## Exercise instructions
Copy exactly the lines from the start of the material through the line with "(0,0) rectangle (1114,830);". Pictures stay out of the copy.

## Collected material
## begin
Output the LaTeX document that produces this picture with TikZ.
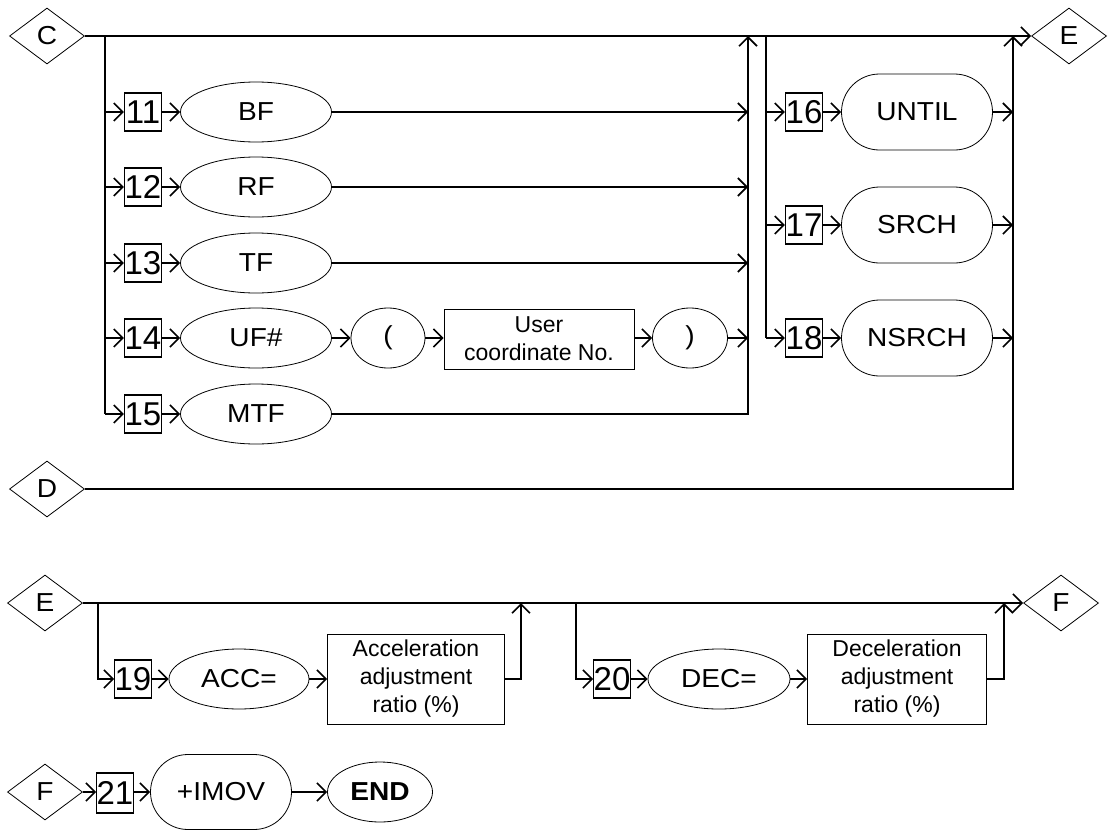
\documentclass[tikz,border=0pt]{standalone}
\usepackage{fontspec}
\setmainfont{Liberation Sans}
\newfontfamily\widefont{Liberation Sans}[FakeStretch=1.08]
\usetikzlibrary{shapes.geometric,shapes.misc,arrows.meta}
\begin{document}
\begin{tikzpicture}[x=1pt,y=-1pt,
  conn/.style={line width=1.6pt},
  arr/.style={conn,-{Straight Barb[length=9pt,width=18pt]}},
  dia/.style={diamond,draw,line width=0.8pt,inner sep=0pt,minimum width=75pt,minimum height=56pt,font=\widefont\fontsize{26}{28}\selectfont},
  num/.style={rectangle,draw,line width=1.2pt,inner sep=0pt,minimum width=37pt,minimum height=38pt,font=\fontsize{33}{33}\selectfont},
  ell/.style={ellipse,draw,line width=0.8pt,inner sep=0pt,minimum width=151pt,minimum height=60pt,font=\widefont\fontsize{26}{28}\selectfont},
  stad/.style={rounded rectangle,draw,line width=0.8pt,inner sep=0pt,minimum width=151pt,minimum height=76pt,font=\widefont\fontsize{26}{28}\selectfont},
  txtbox/.style={rectangle,draw,line width=0.8pt,inner sep=0pt,align=center,font=\fontsize{23}{28}\selectfont}]
\useasboundingbox (0,0) rectangle (1114,830);

% ---------- section 1 ----------
\node[dia] (C) at (47,36) {C};
\node[dia] (E1) at (1069,36) {E};
\node[dia] (D) at (47,489) {D};

\node[num] (n11) at (143,112) {11};
\node[num] (n12) at (143,187) {12};
\node[num] (n13) at (143,263) {13};
\node[num] (n14) at (143,338) {14};
\node[num] (n15) at (143,414) {15};

\node[ell] (e11) at (256,112) {BF};
\node[ell] (e12) at (256,187) {RF};
\node[ell] (e13) at (256,263) {TF};
\node[ell] (e14) at (256,338) {UF\#};
\node[ell] (e15) at (256,414) {MTF};

\node[ell,minimum width=74pt] (po) at (388,338) {(};
\node[txtbox,minimum width=190pt,minimum height=60pt] (ub) at (539,339) {User\\coordinate No.};
\node[ell,minimum width=75pt] (pc) at (690,338) {)};

\node[num] (n16) at (804,112) {16};
\node[num] (n17) at (804,225) {17};
\node[num] (n18) at (804,338) {18};
\node[stad] (s16) at (917,112) {UNTIL};
\node[stad] (s17) at (917,225) {SRCH};
\node[stad] (s18) at (917,338) {NSRCH};

\coordinate (b1) at (105,36);
\coordinate (m1) at (748,36);
\coordinate (b2) at (766,36);
\coordinate (m2) at (1013,36);

\draw[arr] (C.east) -- (E1.west);
\draw[conn] (b1) -- (b1 |- n15);
\foreach \i in {11,12,13,14,15}{
  \draw[arr] (b1 |- n\i) -- (n\i.west);
  \draw[arr] (n\i.east) -- (e\i.west);
}
\draw[arr] (e11.east) -- (e11.east -| m1);
\draw[arr] (e12.east) -- (e12.east -| m1);
\draw[arr] (e13.east) -- (e13.east -| m1);
\draw[arr] (e14.east) -- (po.west);
\draw[arr] (po.east) -- (ub.west |- po);
\draw[arr] (ub.east |- pc) -- (pc.west);
\draw[arr] (pc.east) -- (pc.east -| m1);
\draw[arr] (e15.east) -| (m1);

\draw[conn] (b2) -- (b2 |- n18);
\foreach \i in {16,17,18}{
  \draw[arr] (b2 |- n\i) -- (n\i.west);
  \draw[arr] (n\i.east) -- (s\i.west);
  \draw[arr] (s\i.east) -- (s\i.east -| m2);
}
\draw[arr] (D.east) -| (m2);

% ---------- section 2 ----------
\node[dia] (E2) at (45,603) {E};
\node[dia] (F1) at (1061,603) {F};
\node[num,minimum width=36pt] (n19) at (133,679) {19};
\node[ell,minimum width=140pt] (acc) at (239,679) {ACC=};
\node[txtbox,minimum width=177pt,minimum height=90pt] (accb) at (416,679) {Acceleration\\adjustment\\ratio (\%)};
\node[num,minimum width=36pt] (n20) at (612,679) {20};
\node[ell,minimum width=142pt] (dec) at (719,679) {DEC=};
\node[txtbox,minimum width=179pt,minimum height=90pt] (decb) at (897,679) {Deceleration\\adjustment\\ratio (\%)};

\coordinate (b3) at (98,603);
\coordinate (m3) at (521,603);
\coordinate (b4) at (576,603);
\coordinate (m4) at (1004,603);

\draw[arr] (E2.east) -- (F1.west);
\draw[arr] (b3) |- (n19.west);
\draw[arr] (n19.east) -- (acc.west);
\draw[arr] (acc.east) -- (accb.west);
\draw[arr] (accb.east) -| (m3);
\draw[arr] (b4) |- (n20.west);
\draw[arr] (n20.east) -- (dec.west);
\draw[arr] (dec.east) -- (decb.west);
\draw[arr] (decb.east) -| (m4);

% ---------- section 3 ----------
\node[dia] (F2) at (45,792) {F};
\node[num,minimum width=36pt,minimum height=40pt] (n21) at (115,793) {21};
\node[stad,minimum width=141pt,minimum height=75pt] (imov) at (221,792) {+IMOV};
\node[ell,minimum width=105pt] (end) at (380,792) {\bfseries END};

\draw[arr] (F2.east) -- (n21.west |- F2);
\draw[arr] (n21.east |- imov) -- (imov.west);
\draw[arr] (imov.east) -- (end.west);
\end{tikzpicture}
\end{document}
## end
## Exercise solution
Output the LaTeX document that produces this picture with TikZ.
\documentclass[tikz,border=0pt]{standalone}
\usepackage{fontspec}
\setmainfont{Liberation Sans}
\newfontfamily\widefont{Liberation Sans}[FakeStretch=1.08]
\usetikzlibrary{shapes.geometric,shapes.misc,arrows.meta}
\begin{document}
\begin{tikzpicture}[x=1pt,y=-1pt,
  conn/.style={line width=1.6pt},
  arr/.style={conn,-{Straight Barb[length=9pt,width=18pt]}},
  dia/.style={diamond,draw,line width=0.8pt,inner sep=0pt,minimum width=75pt,minimum height=56pt,font=\widefont\fontsize{26}{28}\selectfont},
  num/.style={rectangle,draw,line width=1.2pt,inner sep=0pt,minimum width=37pt,minimum height=38pt,font=\fontsize{33}{33}\selectfont},
  ell/.style={ellipse,draw,line width=0.8pt,inner sep=0pt,minimum width=151pt,minimum height=60pt,font=\widefont\fontsize{26}{28}\selectfont},
  stad/.style={rounded rectangle,draw,line width=0.8pt,inner sep=0pt,minimum width=151pt,minimum height=76pt,font=\widefont\fontsize{26}{28}\selectfont},
  txtbox/.style={rectangle,draw,line width=0.8pt,inner sep=0pt,align=center,font=\fontsize{23}{28}\selectfont}]
\useasboundingbox (0,0) rectangle (1114,830);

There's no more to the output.